Сознавал ли тогда сам Блок, что весь зрительный зал в его руках - не знаю, но только он, бросив свою кафедру, легко и непринужденно подошел к самой рампе и дальше говорил (а не читал), глядя прямо и твердо в зал, как бы глядя в глаза близкого человека, одно стихотворение за другим. Когда он повернулся в ту сторону, где стоял я, и, смотря на женщину, сидевшую в двух шагах от меня в первом ряду, начал:
Что же ты потупилась в смущеньи?
Погляди, как прежде, на меня.
Я сразу узнал в ней ту, которой он посвятил много своих произведений.
Впечатления от того вечера, когда он так щедро поделился с нами радостью и болью того, что он слышал в окружавшем его мире, были очень глубоки. До сих пор, вспоминая и заново переживая давно уже пережитое, находишь новые и новые грани того откровения поэта. Уверен, не один я, а многие из тех слушателей духовно обогатились надолго.

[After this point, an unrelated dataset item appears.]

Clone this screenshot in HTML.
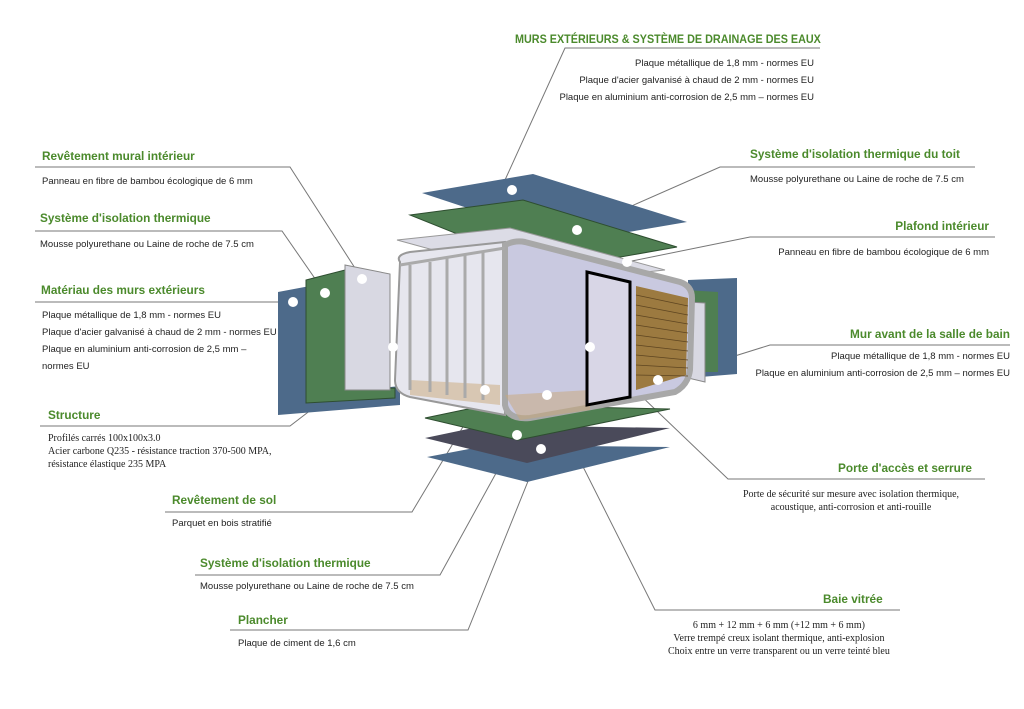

Взбодренный и посветлевший Александр Александрович вскоре же уехал в Москву, где ожидали его встречи с московскими почитателями, но вернулся он оттуда совсем больным и потухшим - видимо, радость возбуждения дорого далась его нервно истощенному организму. Он слег и не был с нами на премьере "Двенадцатой ночи". Нам, привыкшим к его одинокой фигуре в ложе правления на генеральных репетициях и на премьере, сделалось очень невесело при виде его пустого места, и по-настоящему этот спектакль "покатился" только осенью.